Partner and I saw “Black Swan” on Sunday.

 

 

OMG!


 

First of all, Natalie Portman is just about perfect. Why does it always amaze me when a movie star actually turns in a good performance? Well, hers is better than good, it's terrific. She goes from fragile to terrifying and back again. And there's a great supporting cast: Mila Kunis, Barbara Hershey, and especially Winona Ryder as a washed-up ballerina who, ahem, isn't taking retirement very well at all, and who just about spontaneously combusts in her three or four little scenes.


 

It made me think of that other really excellent ballet movie, “The Red Shoes.” In “Red Shoes,” an innocent young ballerina becomes a star by portraying a role in which she dances herself to death.
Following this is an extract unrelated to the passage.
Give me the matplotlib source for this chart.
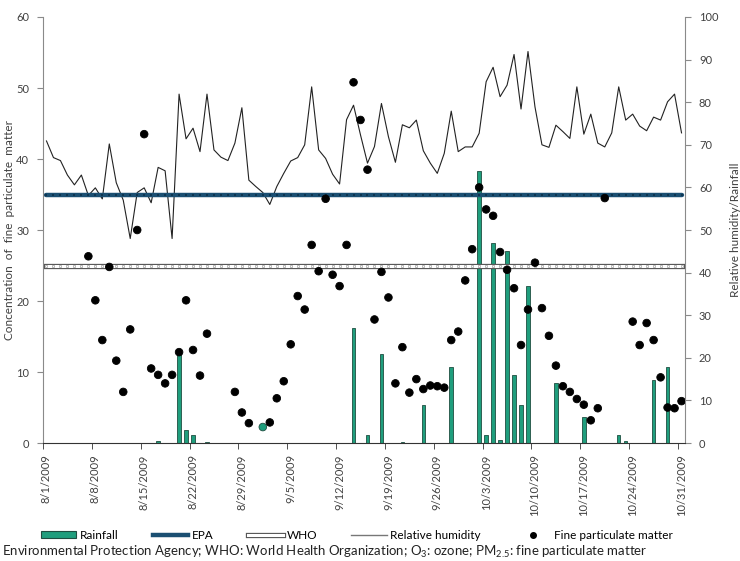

She falls in love with the young ballet composer, she leaves the ballet, she finds she can't live without it, she's torn, she goes back . . . Well, I won't tell you the ending. But it ain't very cheerful.


 

Same in “Black Swan,” but with a difference. The heroine is told, over and over again, that she can't dance meaningfully unless she understands the emotions underlying her role. The story of the innocent white swan and the wicked black swan starts to invade her everyday life. Creepy things start to happen. Or do they? Doesn't matter, because she dances better and better. It's the old Romantic fable of the suffering / struggling / crazy artist, except that it feels mighty real, even when people start sprouting feathers and such.


 

It doesn't matter if you like ballet or not. Just jete your little Early American butt down to the local cineplex and see it.


 

If you don't come out doing a plie and a cabriole and a grand arabesque, you're just not a human being.